A Tree Grew in Brooklyn
In 1948 Betty Smith published a moving and intelligent young adult novel about the perseverance of a young girl growing up in the poor Irish section of Williamsburg, Brooklyn. Her father was an alcoholic with little or spotty work and her mother was hardened to the harshness of poverty, childbirth and manual labor in New York City in the 1920s. The symbol that floats through the novel, and is viewed as a talisman in the eyes of the characters and as the book's theme, is a common tree you can see all over New York City, the Tree-of-Heaven.
While the tree's tenacity is symbolic of long-suffering and figures as a positive image in the story, the Tree-of-Heaven in real-time New York City is a pervasive, strong-rooted interloper to the native landscape, elbowing, rooting and edging out the hickory, sumac and ash trees that are native to the Eastern New York woodland shore.
A Gracious Import...
Just like Francie, the main character in the novel, the tree that she sees outside of her window in Brooklyn is a second (or third) generation immigrant. The Tree-of-Heaven was an export from China in the 1780s when Europe was crazy over "Chinoiserie", the name given to all manner of Chinese exports for design and home decor. The U. S. could not be left out of this fashion wave and enterprising Philadelphia gardener William Hamilton, began importing the trees to the United States as garden specimens. They ended up throughout much of the Northeast. In the 19th century, new Chinese immigrants coming to make a new life in the Western United States also brought the trees as symbols of good fortune, practical medicine and reminders of home.

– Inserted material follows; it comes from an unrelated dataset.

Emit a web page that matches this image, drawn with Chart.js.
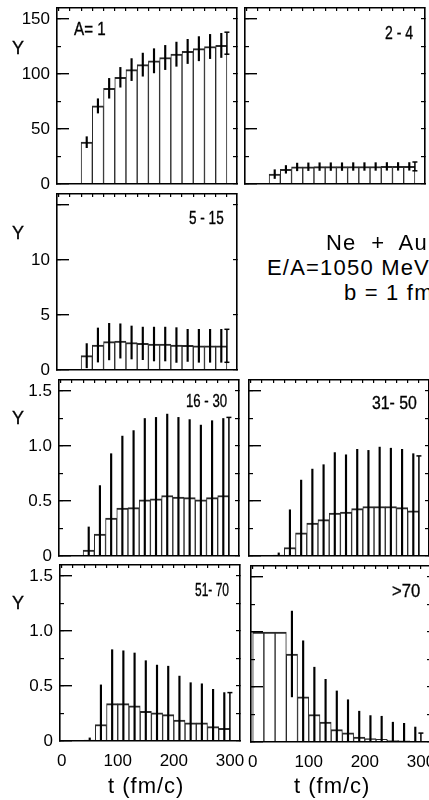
<!DOCTYPE html>
<html>
<head>
<meta charset="utf-8">
<script src="https://cdn.jsdelivr.net/npm/chart.js@4.4.1/dist/chart.umd.min.js"></script>
<style>
  body { margin:0; width:429px; height:800px; overflow:hidden; background:#fff; position:relative; }
  canvas { position:absolute; }
  .txt { position:absolute; white-space:pre; line-height:1; color:#000; font-family:"Liberation Sans",Arial,sans-serif; }
  .tag { font-size:19px; transform-origin:0 50%; -webkit-text-stroke:0.35px #000; }
  .ylab { font-size:18px; transform:translate(-50%,-50%); -webkit-text-stroke:0.3px #000; }
  .big { font-size:22px; letter-spacing:1.2px; }
  .xt { font-size:22px; letter-spacing:1px; }
</style>
</head>
<body>
<script>
// bin centres (fm/c), bins are 20 fm/c wide; last error bar sits at t = 300
const binCenters = [10, 30, 50, 70, 90, 110, 130, 150, 170, 190, 210, 230, 250, 270, 290];
const tEnd = 300;

// A = 1
const yA1 = [null, null, 38, 71, 87, 97, 104, 108.5, 112, 115, 118, 120.5, 123, 125, 126];
const eA1 = [null, null, 5, 6.5, 9, 9, 10, 10.5, 11, 11, 11, 11, 11, 11, 11];
const endA1 = [128, 10];
// 2-4
const yA2 = [null, null, 9, 13.3, 15.5, 15.7, 15.8, 15.8, 15.8, 15.9, 15.9, 15.9, 16, 16, 16];
const eA2 = [null, null, 4, 3.5, 3.5, 3.5, 3.5, 3.5, 3.5, 3.5, 3.5, 3.5, 3.5, 3.5, 3.5];
const endA2 = [16, 4];
// 5-15
const yA3 = [null, null, 1.3, 2.27, 2.58, 2.64, 2.5, 2.42, 2.36, 2.36, 2.27, 2.24, 2.2, 2.2, 2.2];
const eA3 = [null, null, 1.1, 1.55, 1.66, 1.56, 1.5, 1.48, 1.54, 1.54, 1.58, 1.46, 1.5, 1.5, 1.5];
const endA3 = [2.2, 1.5];
// 16-30
const yA4 = [null, null, 0.054, 0.2, 0.345, 0.435, 0.44, 0.51, 0.52, 0.55, 0.535, 0.53, 0.51, 0.53, 0.55];
const eA4 = [null, null, 0.21, 0.44, 0.585, 0.655, 0.7, 0.74, 0.74, 0.74, 0.725, 0.71, 0.68, 0.7, 0.7];
const endA4 = [0.55, 0.71];
// 31-50
const yA5 = [null, null, 0.008, 0.077, 0.21, 0.3, 0.33, 0.39, 0.4, 0.43, 0.45, 0.45, 0.45, 0.44, 0.41];
const eA5 = [null, null, 0.02, 0.343, 0.48, 0.49, 0.5, 0.55, 0.52, 0.54, 0.51, 0.54, 0.53, 0.53, 0.52];
const endA5 = [0.41, 0.5];
// 51-70
const yA6 = [null, null, 0.008, 0.15, 0.34, 0.34, 0.32, 0.27, 0.255, 0.24, 0.19, 0.165, 0.165, 0.13, 0.115];
const eA6 = [null, null, 0.02, 0.36, 0.49, 0.48, 0.48, 0.46, 0.435, 0.44, 0.4, 0.365, 0.355, 0.34, 0.325];
const endA6 = [0.115, 0.325];
// >70
const yA7 = [1.0, 1.0, 1.0, 0.8, 0.41, 0.25, 0.18, 0.114, 0.084, 0.045, 0.03, 0.024, 0.015, 0.01, 0.006];
const eA7 = [null, null, null, 0.39, 0.51, 0.43, 0.39, 0.35, 0.3, 0.235, 0.21, 0.21, 0.165, 0.16, 0.13];
const endA7 = [0.006, 0.075];

const xTickLabels = [0, 100, 200, 300];

const FONT = '"Liberation Sans", Arial, sans-serif';
const XMIN = -3, XMAX = 318;

// panel placement (chart area left/top in page px); tag box = left, width, centre y
const panels = [
  { tag: 'A= 1',   y: yA1, e: eA1, end: endA1, L: 57,  T: 8,   ymax: 160, maj: 50,  min: 25,   col: 0, last: false, tagBox: [74, 32, 27.5] },
  { tag: '2 - 4',  y: yA2, e: eA2, end: endA2, L: 245, T: 8,   ymax: 160, maj: 50,  min: 25,   col: 1, last: false, tagBox: [385, 28, 31.5] },
  { tag: '5 - 15', y: yA3, e: eA3, end: endA3, L: 57,  T: 194, ymax: 16,  maj: 5,   min: 5,    col: 0, last: false, tagBox: [189, 35, 216.5] },
  { tag: '16 - 30',y: yA4, e: eA4, end: endA4, L: 59,  T: 380, ymax: 1.6, maj: 0.5, min: 0.25, col: 0, last: false, tagBox: [186, 41, 399.5] },
  { tag: '31- 50', y: yA5, e: eA5, end: endA5, L: 249, T: 380, ymax: 1.6, maj: 0.5, min: 0.25, col: 1, last: false, tagBox: [372, 45, 401.5] },
  { tag: '51- 70', y: yA6, e: eA6, end: endA6, L: 60,  T: 565, ymax: 1.6, maj: 0.5, min: 0.25, col: 0, last: true,  tagBox: [195, 34, 589] },
  { tag: '>70',    y: yA7, e: eA7, end: endA7, L: 251, T: 566, ymax: 1.6, maj: 0.5, min: 0.25, col: 1, last: true,  tagBox: [392, 28, 590] }
];

function yFmt(p) {
  return function (v) {
    if (p.ymax === 16) return v === 15 ? '' : v;
    if (p.ymax === 1.6) return v === 0 ? '0' : v.toFixed(1);
    return v;
  };
}

function addText(cls, text, x, y) {
  const d = document.createElement('div');
  d.className = 'txt ' + cls;
  d.textContent = text;
  d.style.left = x + 'px';
  d.style.top = y + 'px';
  document.body.appendChild(d);
  return d;
}

// panel tags are in a condensed face in the original: squeeze to the measured width
function addTag(text, box) {
  const d = addText('tag', text, box[0], box[2]);
  const k = box[1] / d.offsetWidth;
  d.style.transform = 'translateY(-50%) scaleX(' + k.toFixed(3) + ')';
}

// keep label overflow from shrinking the plot area
function fixW(w) { return function (s) { s.width = w; s.paddingTop = 0; s.paddingBottom = 0; }; }
function fixH(h) { return function (s) { s.height = h; s.paddingLeft = 0; s.paddingRight = 0; }; }

panels.forEach(function (p) {
  const AX = p.col === 0 ? 57 : 14, AR = 6, AT = 6, AB = p.last ? 36 : 12;
  const W = AX + 180 + AR, H = AT + 176 + AB;
  const cv = document.createElement('canvas');
  cv.width = W; cv.height = H;
  cv.style.left = (p.L - AX) + 'px';
  cv.style.top = (p.T - AT) + 'px';
  document.body.appendChild(cv);

  const bars = [], errs = [];
  binCenters.forEach(function (t, i) {
    if (p.y[i] != null) bars.push({ x: t, y: p.y[i] });
    if (p.e[i] != null) errs.push({ x: t, y: [Math.max(0, p.y[i] - p.e[i]), p.y[i] + p.e[i]] });
  });
  const endPts = [
    { x: tEnd, y: Math.max(0, p.end[0] - p.end[1]) },
    { x: tEnd, y: p.end[0] + p.end[1] }
  ];

  const frame = { display: true, color: '#000', width: 1.6, z: 1 };

  new Chart(cv, {
    type: 'bar',
    data: {
      datasets: [
        { type: 'line', data: endPts, borderColor: '#000', borderWidth: 1.5,
          pointStyle: 'line', pointRadius: 2.5, pointBorderWidth: 1.5, pointBorderColor: '#000', order: 0 },
        { data: errs, backgroundColor: '#000', maxBarThickness: 1.5, grouped: false,
          categoryPercentage: 1, barPercentage: 1, order: 1 },
        { data: bars, backgroundColor: '#fff', borderColor: '#2a2a2a',
          borderWidth: { top: 2, left: 1, right: 1, bottom: 0 }, borderSkipped: false,
          grouped: false, categoryPercentage: 1, barPercentage: 1, order: 2 }
      ]
    },
    options: {
      responsive: false,
      animation: false,
      events: [],
      layout: { padding: 0, autoPadding: false },
      plugins: { legend: { display: false }, tooltip: { enabled: false } },
      scales: {
        x: {
          axis: 'x', type: 'linear', position: 'bottom', min: XMIN, max: XMAX, offset: false,
          grid: { display: false, drawTicks: false, offset: false },
          border: frame,
          ticks: {
            display: p.last, stepSize: 20, includeBounds: false, autoSkip: false, maxRotation: 0,
            padding: 10, color: '#000', font: { family: FONT, size: 17 },
            callback: function (v) { return xTickLabels.indexOf(v) >= 0 ? v : ''; }
          },
          afterFit: fixH(AB)
        },
        xt: {
          axis: 'x', type: 'linear', position: 'top', min: XMIN, max: XMAX, offset: false,
          grid: { drawOnChartArea: false, tickLength: -3, color: '#000', lineWidth: 1.2, offset: false, z: 1 },
          border: frame,
          ticks: { display: false, stepSize: 20, includeBounds: false },
          afterFit: fixH(AT)
        },
        y: {
          axis: 'y', type: 'linear', position: 'left', weight: 1, min: 0, max: p.ymax,
          grid: { drawOnChartArea: false, tickLength: -12, color: '#000', lineWidth: 1.4, z: 1 },
          border: frame,
          ticks: {
            display: p.col === 0, stepSize: p.maj, includeBounds: false, padding: 19,
            color: '#000', font: { family: FONT, size: 17 }, callback: yFmt(p)
          },
          afterFit: fixW(AX)
        },
        y2: {
          axis: 'y', type: 'linear', position: 'left', weight: 0, min: 0, max: p.ymax,
          grid: { drawOnChartArea: false, tickLength: -4, color: '#000', lineWidth: 1.2, z: 1 },
          border: { display: false },
          ticks: { display: false, stepSize: p.min, includeBounds: false },
          afterFit: fixW(0)
        },
        yr: {
          axis: 'y', type: 'linear', position: 'right', min: 0, max: p.ymax,
          grid: { drawOnChartArea: false, tickLength: -4, color: '#000', lineWidth: 1.2, z: 1 },
          border: frame,
          ticks: { display: false, stepSize: p.min, includeBounds: false },
          afterFit: fixW(AR)
        }
      }
    }
  });

  addTag(p.tag, p.tagBox);
  if (p.col === 0) addText('ylab', 'Y', 18, p.T + (p.ymax === 160 ? 40 : p.ymax === 16 ? 39 : 38));
});

// reaction text
addText('big', 'Ne  +  Au', 326, 232);
addText('big', 'E/A=1050 MeV', 267, 257);
addText('big', 'b = 1 fm', 344, 282);
// axis titles
addText('xt', 't (fm/c)', 108, 775);
addText('xt', 't (fm/c)', 294, 775);
</script>
</body>
</html>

Only later did people find out that these "specimens" could grow to 50 feet in less than 25 years and when pruned or cut, invasively and vigorously resprouts.
...but a Destructive Guest
In the middle of the 1800's, someone in New York City planning had an idea to plant the Tree-of-Heaven as a street lining tree all throughout New York. Soon residents began to experience the downside of living near such a fast-growing, "heavenly" planting.
The two most noticeable characteristics of this are the numerous "suckers" or shoots from its above ground root base that take over the surrounding areas, killing the root systems of the native trees. Why? The Tree-of-heaven produces chemical toxins that negate other plans from being established nearby. It's root system is so destructive and rampant that it has uprooted sidewalks and clogged sewers!
The second characteristic is that the tree has a terrible stench! Actually, when we went on the hunt for these trees in Brooklyn, we expected a horrible smell, similar to a Ginko tree. Not so. It's more like a burning, nutty odor, nothing you would want to withstand for long periods, but tolerable on a short walk. Imagine, a species left to flourish for over 100 years without anyone realizing what kind of a monster had been created.
Environmentalists in New York, and throughout the country where the Tree-of-Heaven has decimated the native populations, have taken action to contain its spread. Unfortunately herbacides have been used more than anything else in the process, due to the plant's growth ferocity when it is pruned or cut back.
Another way to limit its spread is to pull up the new shoots from damp soil, after a rain, for example, and this will also retard its growth. The Tree-of-Heaven can sow over 300,000 seeds yearly by wind pollination and in truth does not seem to be slowing down in its spread.
When you're in Brooklyn, look up (look down and all around) and you'll see this amazing tree that adapted itself to a new land and became a dominant landscape character and decide for yourself: Is this heaven or what?